Treaty On Basic Relations Between Japan and The Republic of Korea - Compensation

Compensation

In January 2005, the South Korean government disclosed 1,200 pages of diplomatic documents that recorded the proceeding of the treaty. The documents, kept secret for 40 years, recorded that South Korea agreed to demand no further compensation, either at the government or individual level, after receiving $800 million in grants and soft loans from Japan as compensation for its 1910–45 colonial rule in the treaty.

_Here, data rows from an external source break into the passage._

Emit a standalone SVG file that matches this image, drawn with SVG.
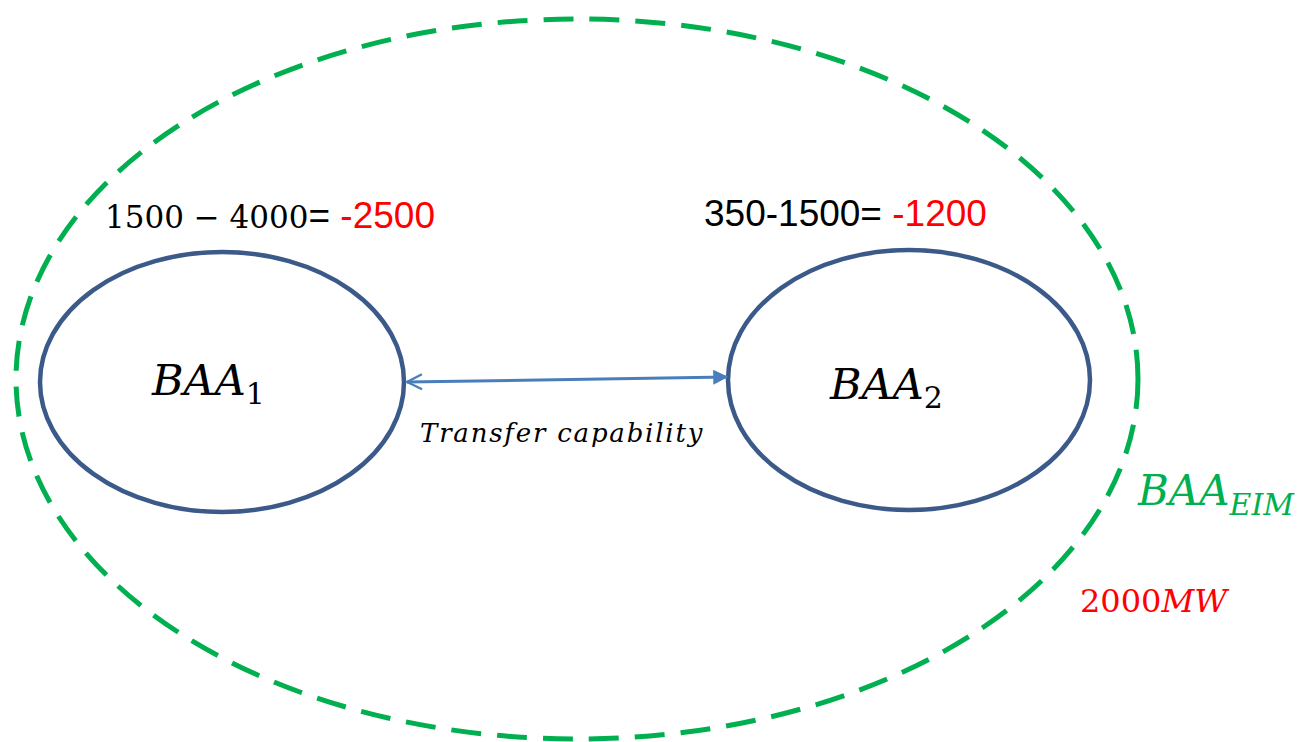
<svg xmlns="http://www.w3.org/2000/svg" width="1299" height="742" viewBox="0 0 1299 742">
  <style>
    .math { font-family: "DejaVu Serif", "Liberation Serif", serif; font-style: italic; }
    .num { font-family: "DejaVu Serif", "Liberation Serif", serif; }
    .sans { font-family: "Liberation Sans", Arial, sans-serif; }
    .baa { fill: none; stroke: #3B5A8A; stroke-width: 4.5; }
  </style>
  <defs>
    <marker id="openHead" viewBox="0 0 12 12" refX="1" refY="6" markerWidth="6" markerHeight="6" orient="auto" markerUnits="strokeWidth">
      <path d="M11,1 L1,6 L11,11" fill="none" stroke="#4A7EBB" stroke-width="1.6"/>
    </marker>
    <marker id="solidHead" viewBox="0 0 12 12" refX="11" refY="6" markerWidth="5" markerHeight="5" orient="auto" markerUnits="strokeWidth">
      <path d="M0,0 L12,6 L0,12 z" fill="#4A7EBB"/>
    </marker>
  </defs>

  <rect width="1299" height="742" fill="#ffffff"/>

  <!-- EIM boundary -->
  <g id="eim">
    <ellipse cx="577" cy="379" rx="561" ry="360" fill="none" stroke="#00B050" stroke-width="5" stroke-dasharray="30 16"/>
    <text x="1138" y="505" class="math" font-size="42" fill="#00B050">BAA<tspan font-size="30" dy="10">EIM</tspan></text>
    <text x="1080" y="612" fill="#FF0000" font-size="32"><tspan class="num">2000</tspan><tspan class="math">MW</tspan></text>
  </g>

  <!-- BAA 1 -->
  <g id="baa1">
    <ellipse class="baa" cx="222" cy="382" rx="182" ry="130"/>
    <text x="152" y="395" class="math" font-size="43" fill="#000">BAA<tspan class="num" font-style="normal" font-size="30" dy="9">1</tspan></text>
    <text x="105" y="228" fill="#000"><tspan class="num" font-size="31">1500 − 4000</tspan><tspan class="sans" font-size="37">= </tspan><tspan class="sans" font-size="37" fill="#FF0000">-2500</tspan></text>
  </g>

  <!-- BAA 2 -->
  <g id="baa2">
    <ellipse class="baa" cx="909" cy="380" rx="181" ry="130"/>
    <text x="830" y="399" class="math" font-size="43" fill="#000">BAA<tspan class="num" font-style="normal" font-size="30" dy="9">2</tspan></text>
    <text x="704" y="226" class="sans" font-size="37" fill="#000">350-1500= <tspan fill="#FF0000">-1200</tspan></text>
  </g>

  <!-- Connectors -->
  <g id="connectors">
    <line x1="407" y1="382" x2="727" y2="377" stroke="#4A7EBB" stroke-width="3" marker-start="url(#openHead)" marker-end="url(#solidHead)"/>
    <text x="420" y="442" class="math" font-size="26" letter-spacing="1.8" fill="#000">Transfer capability</text>
  </g>
</svg>
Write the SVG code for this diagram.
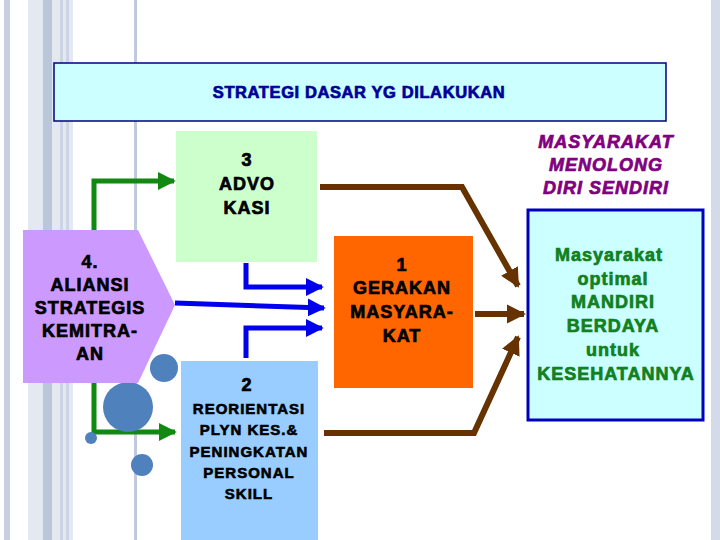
<svg xmlns="http://www.w3.org/2000/svg" width="720" height="540" viewBox="0 0 720 540">
<defs>
<style>
.t{font-family:"Liberation Sans",Arial,sans-serif;font-weight:bold;text-anchor:middle;letter-spacing:1px;stroke-width:0.7px}
.k{font-size:18px;fill:#000;stroke:#000}
.s{font-size:15px;fill:#000;stroke:#000;stroke-width:0.6px}
.g{font-size:18px;fill:#108020;stroke:#108020}
.p{font-size:18px;fill:#800080;stroke:#800080;font-style:italic}
.br{stroke:#663300;stroke-width:6;fill:none}
.bl{stroke:#0000ee;stroke-width:5;fill:none}
.gr{stroke:#118811;stroke-width:5;fill:none}
.c{fill:#4f81bd}
</style>
<marker id="mb" viewBox="0 0 10 10" refX="9" refY="5" markerWidth="3.2" markerHeight="3.2" orient="auto" markerUnits="strokeWidth"><path d="M0,0L10,5L0,10z" fill="#663300"/></marker>
<marker id="mu" viewBox="0 0 10 10" refX="9" refY="5" markerWidth="3.6" markerHeight="3.6" orient="auto" markerUnits="strokeWidth"><path d="M0,0L10,5L0,10z" fill="#0000ee"/></marker>
<marker id="mg" viewBox="0 0 10 10" refX="9" refY="5" markerWidth="3.6" markerHeight="3.6" orient="auto" markerUnits="strokeWidth"><path d="M0,0L10,5L0,10z" fill="#118811"/></marker>
</defs>
<rect width="720" height="540" fill="#fff"/>
<g id="bg">
<rect x="4" y="0" width="6" height="540" fill="#c8d0e0"/>
<rect x="28" y="0" width="45" height="540" fill="#e3e8f1"/>
<rect x="43" y="0" width="9" height="540" fill="#bac6da"/>
<rect x="60" y="0" width="3" height="540" fill="#cdd5e4"/>
<rect x="66" y="0" width="3" height="540" fill="#cdd5e4"/>
<rect x="134" y="0" width="3" height="540" fill="#c0cadc"/>
<rect x="711" y="0" width="9" height="540" fill="#d3daea"/>
</g>
<g id="title"><rect x="54" y="63" width="612" height="58" fill="#ccffff" stroke="#000080" stroke-width="1.5"/>
<text class="t" x="359" y="98" font-size="16.5" fill="#000099" stroke="#000099" stroke-width="0.4" style="letter-spacing:0.6px">STRATEGI DASAR YG DILAKUKAN</text></g>
<g id="connectors">
<path class="br" d="M320,187H462L518,286" marker-end="url(#mb)"/>
<path class="br" d="M475,314H524" marker-end="url(#mb)"/>
<path class="br" d="M324,433H474L518,337" marker-end="url(#mb)"/>
<path class="bl" d="M246,263V287H322" marker-end="url(#mu)"/>
<path class="bl" d="M175,303L324,308" marker-end="url(#mu)" stroke-width="6"/>
<path class="bl" d="M246,358V328H322" marker-end="url(#mu)"/>
<path class="gr" d="M94,230V181H174" marker-end="url(#mg)"/>
<path class="gr" d="M94,383V432H175" marker-end="url(#mg)"/>
</g>
<g id="circles"><circle class="c" cx="164" cy="368" r="14"/><circle class="c" cx="128" cy="407" r="25"/><circle class="c" cx="91" cy="438" r="6"/><circle class="c" cx="142" cy="465" r="11"/></g>
<g id="advokasi"><rect x="176" y="131" width="141" height="131" fill="#ccffcc"/>
<text class="t k" x="247" y="166">3</text><text class="t k" x="247" y="190">ADVO</text><text class="t k" x="247" y="214">KASI</text></g>
<g id="aliansi"><path d="M23,230H138L175,305L138,383H23z" fill="#cc99ff"/>
<text class="t k" x="90" y="268">4.</text><text class="t k" x="90" y="291">ALIANSI</text><text class="t k" x="90" y="314">STRATEGIS</text><text class="t k" x="90" y="337">KEMITRA-</text><text class="t k" x="90" y="360">AN</text></g>
<g id="reorientasi"><rect x="181" y="361" width="137" height="179" fill="#99ccff"/>
<text class="t k" x="247" y="391">2</text>
<text class="t s" x="249" y="414">REORIENTASI</text><text class="t s" x="249" y="435">PLYN KES.&amp;</text><text class="t s" x="249" y="457">PENINGKATAN</text><text class="t s" x="249" y="478">PERSONAL</text><text class="t s" x="249" y="499">SKILL</text></g>
<g id="gerakan"><rect x="334" y="236" width="139" height="152" fill="#ff6600"/>
<text class="t k" x="402" y="271">1</text><text class="t k" x="402" y="294">GERAKAN</text><text class="t k" x="402" y="318">MASYARA-</text><text class="t k" x="402" y="342">KAT</text></g>
<g id="menolong"><text class="t p" x="606" y="148">MASYARAKAT</text><text class="t p" x="606" y="171">MENOLONG</text><text class="t p" x="606" y="194">DIRI SENDIRI</text></g>
<g id="mandiri"><rect x="528" y="210" width="175" height="210" fill="#ccffff" stroke="#0000bb" stroke-width="3"/>
<text class="t g" x="609" y="261">Masyarakat</text><text class="t g" x="613" y="285">optimal</text><text class="t g" x="613" y="308">MANDIRI</text><text class="t g" x="613" y="332">BERDAYA</text><text class="t g" x="613" y="356">untuk</text><text class="t g" x="616" y="380">KESEHATANNYA</text></g>
</svg>
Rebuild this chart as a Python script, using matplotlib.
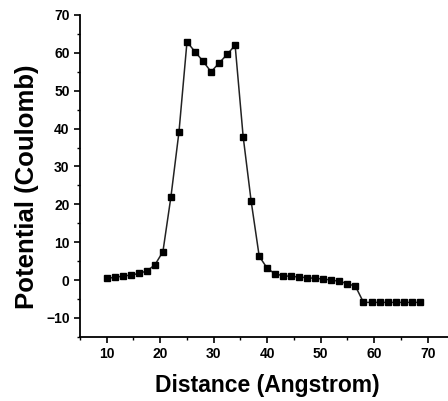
import matplotlib
matplotlib.use("Agg")
import matplotlib.pyplot as plt
from matplotlib.ticker import MultipleLocator

distance = [10, 11.5, 13, 14.5, 16, 17.5, 19, 20.5, 22, 23.5,
            25, 26.5, 28, 29.5, 31, 32.5, 34, 35.5, 37, 38.5,
            40, 41.5, 43, 44.5, 46, 47.5, 49, 50.5, 52, 53.5,
            55, 56.5, 58, 59.5, 61, 62.5, 64, 65.5, 67, 68.5]
potential = [0.45, 0.7, 1.05, 1.3, 1.75, 2.4, 4.0, 7.5, 22.0, 39.1,
             62.9, 60.3, 57.8, 55.0, 57.3, 59.6, 62.0, 37.9, 20.8, 6.3,
             3.1, 1.6, 1.15, 0.95, 0.8, 0.6, 0.45, 0.25, 0.0, -0.35,
             -0.95, -1.65, -5.9, -5.9, -5.9, -5.9, -5.9, -5.9, -5.9, -5.9]

plt.rcParams['font.family'] = ['Liberation Sans', 'DejaVu Sans']
fig = plt.figure(figsize=(4.48, 4.01), dpi=100)
ax = fig.add_axes([0.1786, 0.160, 0.8214, 0.8026])
ax.plot(distance, potential, color='#222222', lw=1.1, marker='s', ms=4,
        mfc='black', mec='black', clip_on=False)
ax.set_xlim(5, 73.8)
ax.set_ylim(-15, 70)
for s in ['top', 'right']:
    ax.spines[s].set_visible(False)
for s in ['left', 'bottom']:
    ax.spines[s].set_linewidth(1.3)
ax.xaxis.set_minor_locator(MultipleLocator(5))
ax.yaxis.set_major_locator(MultipleLocator(10))
ax.yaxis.set_minor_locator(MultipleLocator(5))
ax.set_xticks([10, 20, 30, 40, 50, 60, 70])
ax.tick_params(which='major', direction='out', length=4, width=1.2, labelsize=10)
ax.tick_params(which='minor', direction='out', length=2.5, width=1.0)
for lab in ax.get_xticklabels() + ax.get_yticklabels():
    lab.set_fontweight('bold')
ax.set_xlabel('Distance (Angstrom)', fontsize=16.5, fontweight='bold')
ax.set_ylabel('Potential (Coulomb)', fontsize=18.5, fontweight='bold')
ax.xaxis.set_label_coords(0.508, -0.115)
ax.yaxis.set_label_coords(-0.112, 0.467)
fig.savefig('out.png', dpi=100)
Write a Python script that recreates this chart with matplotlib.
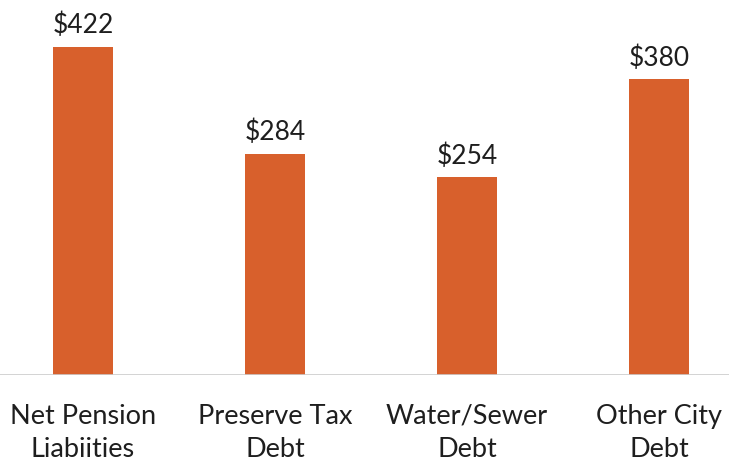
import matplotlib.pyplot as plt
import numpy as np

categories = ["Net Pension\nLiabiities", "Preserve Tax\nDebt", "Water/Sewer\nDebt", "Other City\nDebt"]
values = [422, 284, 254, 380]
value_labels = ["$422", "$284", "$254", "$380"]

plt.rcParams['font.family'] = ['Lato', 'DejaVu Sans']

fig = plt.figure(figsize=(7.29, 4.63), dpi=100)
ax = fig.add_axes([0, 0.19, 1, 0.81])

x = np.arange(len(categories))
bars = ax.bar(x, values, width=0.31, color="#D8602C")

for xi, v, lab in zip(x, values, value_labels):
    ax.text(xi, v + 11, lab, ha="center", va="bottom", fontsize=19, color="#1e1e1e")

for xi, cat in zip(x, categories):
    ax.text(xi, -37, cat, ha="center", va="top", fontsize=19.5, color="#1e1e1e",
            linespacing=1.42)

ax.set_xlim(-0.432, 3.365)
ax.set_ylim(0, 482)
ax.axhline(0, color="#cccccc", linewidth=1.2)
for s in ax.spines.values():
    s.set_visible(False)
ax.set_xticks([])
ax.set_yticks([])

fig.savefig("out.png", dpi=100)
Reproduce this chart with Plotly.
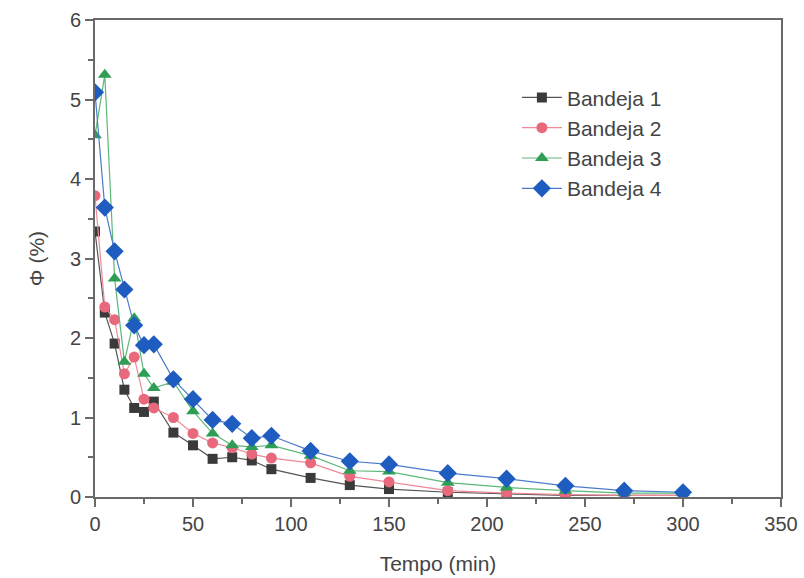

The documents also recorded that the Korean government demanded a total of 364 million dollars in compensation for the 1.03 million Koreans conscripted into the workforce and the military during the colonial period, at a rate of 200 dollars per survivor, 1,650 dollars per death and 2,000 dollars per injured person. However, the South Korean government used most of the grants for economic development, failing to provide adequate compensation to victims by paying only 300,000 won per death in compensating victims of forced labor between 1975 and 1977. Instead, the government spent most of the money establishing social infrastructures, founding POSCO, building Gyeongbu Expressway and the Soyang Dam with the technology transfer from Japanese companies.

The documents also reveals that the South Korean government claimed that it would handle individual compensation to its citizens who suffered during Japan's colonial rule while rejecting Japan's proposal to directly compensate individual victims and receiving the whole amount of grants on the behalf of victims.

As the result, there have been growing calls for the government to compensate the victims since the disclosure of the documents. A survey conducted shortly after the disclosure showed that more than 70 percent of Korean people believe the South Korean government should bear responsibility to pay for those victims (ibid.). The South Korean government announced that it will establish a team to deal with the appeals for compensation, although "It has been the government's position that compensation for losses during the Japanese occupation has already been settled".

Japan has generally refused to pay damages to individuals, saying it settled the issue on a government-to-government basis under the 1965 agreement.